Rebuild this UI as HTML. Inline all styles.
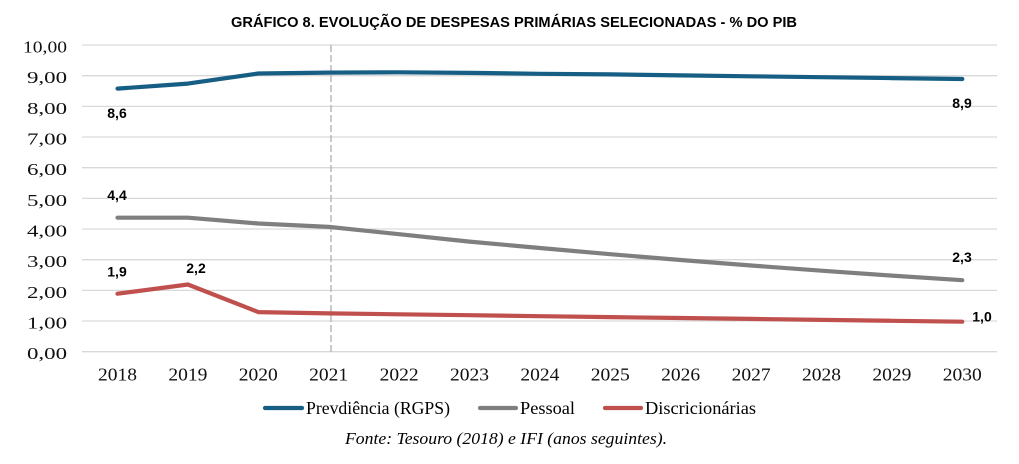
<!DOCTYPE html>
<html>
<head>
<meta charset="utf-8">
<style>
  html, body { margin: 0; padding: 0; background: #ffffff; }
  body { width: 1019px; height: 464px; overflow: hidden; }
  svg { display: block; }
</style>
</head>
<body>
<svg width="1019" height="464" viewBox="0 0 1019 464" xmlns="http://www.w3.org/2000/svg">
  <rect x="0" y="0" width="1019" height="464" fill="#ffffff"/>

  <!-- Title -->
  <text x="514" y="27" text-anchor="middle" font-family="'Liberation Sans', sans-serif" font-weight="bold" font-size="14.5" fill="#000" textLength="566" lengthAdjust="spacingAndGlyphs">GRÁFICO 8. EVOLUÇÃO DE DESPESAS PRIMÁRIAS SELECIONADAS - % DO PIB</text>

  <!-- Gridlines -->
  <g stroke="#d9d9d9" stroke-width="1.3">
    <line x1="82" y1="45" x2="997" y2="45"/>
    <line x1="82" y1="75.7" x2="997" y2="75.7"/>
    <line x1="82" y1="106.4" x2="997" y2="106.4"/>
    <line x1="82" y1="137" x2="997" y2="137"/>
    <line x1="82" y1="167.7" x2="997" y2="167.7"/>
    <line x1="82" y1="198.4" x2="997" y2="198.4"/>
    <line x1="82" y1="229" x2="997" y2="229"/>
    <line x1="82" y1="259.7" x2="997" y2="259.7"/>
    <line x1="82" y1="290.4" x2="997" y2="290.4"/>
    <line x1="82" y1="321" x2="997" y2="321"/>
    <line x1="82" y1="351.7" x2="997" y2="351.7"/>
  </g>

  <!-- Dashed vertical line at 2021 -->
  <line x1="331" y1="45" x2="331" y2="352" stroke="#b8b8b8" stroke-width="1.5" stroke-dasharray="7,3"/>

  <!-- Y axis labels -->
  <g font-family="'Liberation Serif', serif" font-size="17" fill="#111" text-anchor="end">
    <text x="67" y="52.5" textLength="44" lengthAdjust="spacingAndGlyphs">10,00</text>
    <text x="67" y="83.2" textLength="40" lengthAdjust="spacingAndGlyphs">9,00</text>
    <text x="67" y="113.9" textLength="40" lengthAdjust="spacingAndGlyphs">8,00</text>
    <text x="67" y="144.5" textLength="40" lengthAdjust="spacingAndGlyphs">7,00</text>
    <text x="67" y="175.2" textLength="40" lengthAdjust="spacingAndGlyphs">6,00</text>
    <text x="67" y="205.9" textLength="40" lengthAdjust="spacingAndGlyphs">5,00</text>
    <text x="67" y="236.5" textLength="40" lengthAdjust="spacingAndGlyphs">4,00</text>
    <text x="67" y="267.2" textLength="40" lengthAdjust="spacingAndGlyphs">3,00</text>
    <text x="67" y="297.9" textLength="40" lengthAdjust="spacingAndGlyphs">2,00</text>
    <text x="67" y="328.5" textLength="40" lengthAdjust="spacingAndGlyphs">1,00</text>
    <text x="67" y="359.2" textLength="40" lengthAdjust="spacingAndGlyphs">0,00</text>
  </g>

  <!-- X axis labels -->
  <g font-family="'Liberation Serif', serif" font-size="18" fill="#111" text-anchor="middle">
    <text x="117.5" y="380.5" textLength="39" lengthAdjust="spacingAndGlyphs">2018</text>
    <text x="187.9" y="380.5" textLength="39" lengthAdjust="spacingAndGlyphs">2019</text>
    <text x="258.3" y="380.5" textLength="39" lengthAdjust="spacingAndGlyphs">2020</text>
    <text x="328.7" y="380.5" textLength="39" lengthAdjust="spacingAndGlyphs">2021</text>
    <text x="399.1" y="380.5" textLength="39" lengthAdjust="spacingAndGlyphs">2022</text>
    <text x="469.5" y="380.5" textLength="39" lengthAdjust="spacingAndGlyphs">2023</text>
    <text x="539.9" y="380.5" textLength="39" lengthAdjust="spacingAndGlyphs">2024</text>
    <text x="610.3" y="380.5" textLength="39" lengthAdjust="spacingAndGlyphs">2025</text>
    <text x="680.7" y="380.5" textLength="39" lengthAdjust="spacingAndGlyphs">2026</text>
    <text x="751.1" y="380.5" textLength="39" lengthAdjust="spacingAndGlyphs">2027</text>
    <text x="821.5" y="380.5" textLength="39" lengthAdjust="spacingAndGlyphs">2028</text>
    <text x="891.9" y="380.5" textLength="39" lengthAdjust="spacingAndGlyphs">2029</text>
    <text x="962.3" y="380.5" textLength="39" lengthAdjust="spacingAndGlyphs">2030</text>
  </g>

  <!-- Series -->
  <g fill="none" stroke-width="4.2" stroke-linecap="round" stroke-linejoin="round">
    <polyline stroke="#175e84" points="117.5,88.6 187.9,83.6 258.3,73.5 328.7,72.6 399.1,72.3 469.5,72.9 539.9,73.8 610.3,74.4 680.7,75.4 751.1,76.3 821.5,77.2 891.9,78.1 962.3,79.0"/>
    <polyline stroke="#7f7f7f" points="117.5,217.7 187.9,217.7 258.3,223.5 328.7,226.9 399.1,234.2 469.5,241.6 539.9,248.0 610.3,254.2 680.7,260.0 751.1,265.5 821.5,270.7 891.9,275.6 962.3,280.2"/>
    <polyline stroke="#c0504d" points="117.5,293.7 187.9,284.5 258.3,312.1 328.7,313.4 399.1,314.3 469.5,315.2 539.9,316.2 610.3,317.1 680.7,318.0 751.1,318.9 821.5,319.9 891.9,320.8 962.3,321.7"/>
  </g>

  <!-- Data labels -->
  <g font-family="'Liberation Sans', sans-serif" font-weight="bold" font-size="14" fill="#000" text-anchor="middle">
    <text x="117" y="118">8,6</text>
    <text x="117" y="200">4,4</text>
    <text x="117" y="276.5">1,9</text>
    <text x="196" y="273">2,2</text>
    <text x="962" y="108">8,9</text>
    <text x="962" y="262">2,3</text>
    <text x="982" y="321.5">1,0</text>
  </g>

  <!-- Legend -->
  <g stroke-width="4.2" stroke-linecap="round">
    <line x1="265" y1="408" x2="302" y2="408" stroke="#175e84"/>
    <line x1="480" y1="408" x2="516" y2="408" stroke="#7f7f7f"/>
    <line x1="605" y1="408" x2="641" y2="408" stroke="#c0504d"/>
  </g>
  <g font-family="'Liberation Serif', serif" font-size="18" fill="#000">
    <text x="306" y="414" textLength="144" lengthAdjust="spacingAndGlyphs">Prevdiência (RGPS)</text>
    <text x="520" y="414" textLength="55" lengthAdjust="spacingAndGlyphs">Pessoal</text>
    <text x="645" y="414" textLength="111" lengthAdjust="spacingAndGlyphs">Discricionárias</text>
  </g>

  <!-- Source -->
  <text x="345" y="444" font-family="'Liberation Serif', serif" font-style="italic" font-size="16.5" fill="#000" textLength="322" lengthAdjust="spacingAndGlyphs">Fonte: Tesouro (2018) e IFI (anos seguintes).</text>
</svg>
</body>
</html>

^^^^^^^^^^^^^^^^

Your objective » Leave out the pictures and output the rest of the material exactly as written.

Result below »
Rebuild this UI as HTML. Inline all styles.
<!DOCTYPE html>
<html>
<head>
<meta charset="utf-8">
<style>
  html, body { margin: 0; padding: 0; background: #ffffff; }
  body { width: 1019px; height: 464px; overflow: hidden; }
  svg { display: block; }
</style>
</head>
<body>
<svg width="1019" height="464" viewBox="0 0 1019 464" xmlns="http://www.w3.org/2000/svg">
  <rect x="0" y="0" width="1019" height="464" fill="#ffffff"/>

  <!-- Title -->
  <text x="514" y="27" text-anchor="middle" font-family="'Liberation Sans', sans-serif" font-weight="bold" font-size="14.5" fill="#000" textLength="566" lengthAdjust="spacingAndGlyphs">GRÁFICO 8. EVOLUÇÃO DE DESPESAS PRIMÁRIAS SELECIONADAS - % DO PIB</text>

  <!-- Gridlines -->
  <g stroke="#d9d9d9" stroke-width="1.3">
    <line x1="82" y1="45" x2="997" y2="45"/>
    <line x1="82" y1="75.7" x2="997" y2="75.7"/>
    <line x1="82" y1="106.4" x2="997" y2="106.4"/>
    <line x1="82" y1="137" x2="997" y2="137"/>
    <line x1="82" y1="167.7" x2="997" y2="167.7"/>
    <line x1="82" y1="198.4" x2="997" y2="198.4"/>
    <line x1="82" y1="229" x2="997" y2="229"/>
    <line x1="82" y1="259.7" x2="997" y2="259.7"/>
    <line x1="82" y1="290.4" x2="997" y2="290.4"/>
    <line x1="82" y1="321" x2="997" y2="321"/>
    <line x1="82" y1="351.7" x2="997" y2="351.7"/>
  </g>

  <!-- Dashed vertical line at 2021 -->
  <line x1="331" y1="45" x2="331" y2="352" stroke="#b8b8b8" stroke-width="1.5" stroke-dasharray="7,3"/>

  <!-- Y axis labels -->
  <g font-family="'Liberation Serif', serif" font-size="17" fill="#111" text-anchor="end">
    <text x="67" y="52.5" textLength="44" lengthAdjust="spacingAndGlyphs">10,00</text>
    <text x="67" y="83.2" textLength="40" lengthAdjust="spacingAndGlyphs">9,00</text>
    <text x="67" y="113.9" textLength="40" lengthAdjust="spacingAndGlyphs">8,00</text>
    <text x="67" y="144.5" textLength="40" lengthAdjust="spacingAndGlyphs">7,00</text>
    <text x="67" y="175.2" textLength="40" lengthAdjust="spacingAndGlyphs">6,00</text>
    <text x="67" y="205.9" textLength="40" lengthAdjust="spacingAndGlyphs">5,00</text>
    <text x="67" y="236.5" textLength="40" lengthAdjust="spacingAndGlyphs">4,00</text>
    <text x="67" y="267.2" textLength="40" lengthAdjust="spacingAndGlyphs">3,00</text>
    <text x="67" y="297.9" textLength="40" lengthAdjust="spacingAndGlyphs">2,00</text>
    <text x="67" y="328.5" textLength="40" lengthAdjust="spacingAndGlyphs">1,00</text>
    <text x="67" y="359.2" textLength="40" lengthAdjust="spacingAndGlyphs">0,00</text>
  </g>

  <!-- X axis labels -->
  <g font-family="'Liberation Serif', serif" font-size="18" fill="#111" text-anchor="middle">
    <text x="117.5" y="380.5" textLength="39" lengthAdjust="spacingAndGlyphs">2018</text>
    <text x="187.9" y="380.5" textLength="39" lengthAdjust="spacingAndGlyphs">2019</text>
    <text x="258.3" y="380.5" textLength="39" lengthAdjust="spacingAndGlyphs">2020</text>
    <text x="328.7" y="380.5" textLength="39" lengthAdjust="spacingAndGlyphs">2021</text>
    <text x="399.1" y="380.5" textLength="39" lengthAdjust="spacingAndGlyphs">2022</text>
    <text x="469.5" y="380.5" textLength="39" lengthAdjust="spacingAndGlyphs">2023</text>
    <text x="539.9" y="380.5" textLength="39" lengthAdjust="spacingAndGlyphs">2024</text>
    <text x="610.3" y="380.5" textLength="39" lengthAdjust="spacingAndGlyphs">2025</text>
    <text x="680.7" y="380.5" textLength="39" lengthAdjust="spacingAndGlyphs">2026</text>
    <text x="751.1" y="380.5" textLength="39" lengthAdjust="spacingAndGlyphs">2027</text>
    <text x="821.5" y="380.5" textLength="39" lengthAdjust="spacingAndGlyphs">2028</text>
    <text x="891.9" y="380.5" textLength="39" lengthAdjust="spacingAndGlyphs">2029</text>
    <text x="962.3" y="380.5" textLength="39" lengthAdjust="spacingAndGlyphs">2030</text>
  </g>

  <!-- Series -->
  <g fill="none" stroke-width="4.2" stroke-linecap="round" stroke-linejoin="round">
    <polyline stroke="#175e84" points="117.5,88.6 187.9,83.6 258.3,73.5 328.7,72.6 399.1,72.3 469.5,72.9 539.9,73.8 610.3,74.4 680.7,75.4 751.1,76.3 821.5,77.2 891.9,78.1 962.3,79.0"/>
    <polyline stroke="#7f7f7f" points="117.5,217.7 187.9,217.7 258.3,223.5 328.7,226.9 399.1,234.2 469.5,241.6 539.9,248.0 610.3,254.2 680.7,260.0 751.1,265.5 821.5,270.7 891.9,275.6 962.3,280.2"/>
    <polyline stroke="#c0504d" points="117.5,293.7 187.9,284.5 258.3,312.1 328.7,313.4 399.1,314.3 469.5,315.2 539.9,316.2 610.3,317.1 680.7,318.0 751.1,318.9 821.5,319.9 891.9,320.8 962.3,321.7"/>
  </g>

  <!-- Data labels -->
  <g font-family="'Liberation Sans', sans-serif" font-weight="bold" font-size="14" fill="#000" text-anchor="middle">
    <text x="117" y="118">8,6</text>
    <text x="117" y="200">4,4</text>
    <text x="117" y="276.5">1,9</text>
    <text x="196" y="273">2,2</text>
    <text x="962" y="108">8,9</text>
    <text x="962" y="262">2,3</text>
    <text x="982" y="321.5">1,0</text>
  </g>

  <!-- Legend -->
  <g stroke-width="4.2" stroke-linecap="round">
    <line x1="265" y1="408" x2="302" y2="408" stroke="#175e84"/>
    <line x1="480" y1="408" x2="516" y2="408" stroke="#7f7f7f"/>
    <line x1="605" y1="408" x2="641" y2="408" stroke="#c0504d"/>
  </g>
  <g font-family="'Liberation Serif', serif" font-size="18" fill="#000">
    <text x="306" y="414" textLength="144" lengthAdjust="spacingAndGlyphs">Prevdiência (RGPS)</text>
    <text x="520" y="414" textLength="55" lengthAdjust="spacingAndGlyphs">Pessoal</text>
    <text x="645" y="414" textLength="111" lengthAdjust="spacingAndGlyphs">Discricionárias</text>
  </g>

  <!-- Source -->
  <text x="345" y="444" font-family="'Liberation Serif', serif" font-style="italic" font-size="16.5" fill="#000" textLength="322" lengthAdjust="spacingAndGlyphs">Fonte: Tesouro (2018) e IFI (anos seguintes).</text>
</svg>
</body>
</html>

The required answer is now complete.